Anti-Aids film gives a new perspective to campaign

Kulabako is fast becoming known for her social commentaries on film.

What you need to know:

Before Susan’s father discloses her HIV status to her, Andrew asks her early in the movie if they can be more than schoolmates and friends.

Bad script but good actor, or the reverse, is a conundrum that actors for both stage and screen eternally face. In the case of Irene Kulabako Kakembo’s Beauty to Ashes, which showed last weekend at the National Theatre, it was mostly kismet, right from the opening sequence.

In addition to timing the Aids-activism movie to show over World Aids Day celebrations on December 1, it had several other things in its favour. The title cleverly punned the beauty from ashes line from the Bible’s Isaiah 61:3, and the character’s fortunes throughout the movie reflected the negative transformation the title suggested.

An HIV-discordant couple, Kayemba (Isaac Muwawu Gwayambadde) and his wife, produce an HIV positive Susan (Brenda Awori) who does not learn the truth about her status until she has succumbed to the sexual predator Aggrey Kabanda (Patriko Mujuuka).
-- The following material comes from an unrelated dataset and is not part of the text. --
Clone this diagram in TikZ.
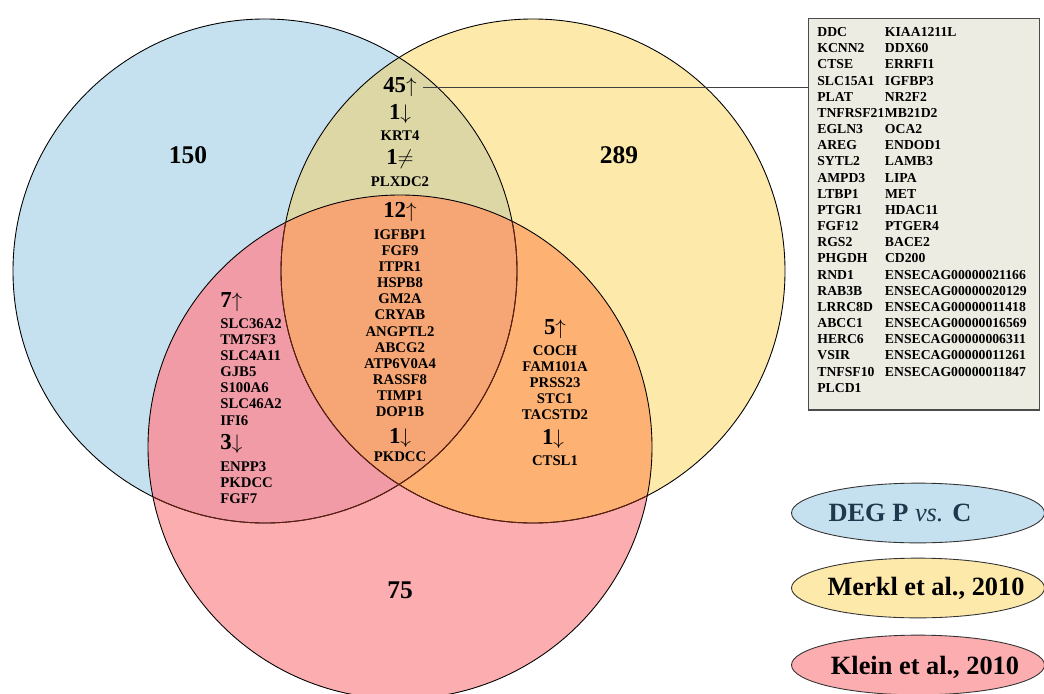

By the time the movie ends, Kayemba and the doctor (Ben Mwine) remain the only HIV-negative major characters. Married but faithful women have caught it from philandering husbands, and an innocent housemaid transfers it from a father to his raging-hormones son. Juxtaposing and simultaneously interweaving the character’s means of acquiring the virus is another plus the script had. The failed love effort between Susan and Andrew (Shabba Serunkuuma) is a shining example of script writer Billy Ashaba’s genius in keeping the stories uncluttered.

Before Susan’s father discloses her HIV status to her, Andrew asks her early in the movie if they can be more than schoolmates and friends.

Convoluted network
Near the end when they resume the discussion, both are infected; Andrew from sleeping with a freshly-infected house girl his father raped, Susan from a combination of inherited Aids and a dalliance with Aggrey, the infected father of her schoolmate Eve (Aida Nalubowa).

Eve herself, perhaps heeding misinformation her libertine friend Angela gives her, gives in to a conquest-notching Charles (Douglas Semabala). Charles later grudgingly lets himself be tested. It is in so accurately portraying the proximity of AIDS across the social spectrum that the movie is most successful.

Its technical aspects played catch-up to the script. Although a few angles did not quite realise their intention, the camera work was so much better than the blown-out whites and shadow-inducing shots that mess up many Ugandan attempts at professional-grade movies.

The downside
For cross-meanings and diction problems the standard Ugandan explanation is L1 interference. No excuse exists though for “cuteness” not transferring from the page to the screen, as it did in the not-quite-there scenes featuring Eve playing up her parent’s unseen attachment to their movie daughter.

Otherwise, it was a wholesome effort from Kakembo and the like-minded filmmakers that constitute Trivision Productions, the technical brains behind the movie. The sound track was also both lyrically-conscious and sung well by Hum Kay and his compatriots.

The movie’s most enduring scene might be when Andrew learns Susan is infected. He gradually transforms from disbelief to staring at her as if she were a dead person walking. Until such a time as we can no longer wonder how seemingly innocent people got infected, Beauty to Ashes will not have a sell-by date.

And in the meantime, we could live by the philosophy Eve proclaimed on closing night as she stood on stage with Suzan and Charles. “I am the only HIV-negative person I know. The rest of you are all positive. Until you test”, she said, echoing the movie’s closing exhortation for everyone to know their status.

It sounds like a guilty till proven innocent approach to filtering sexual partners. But it just might be the one that saves your life.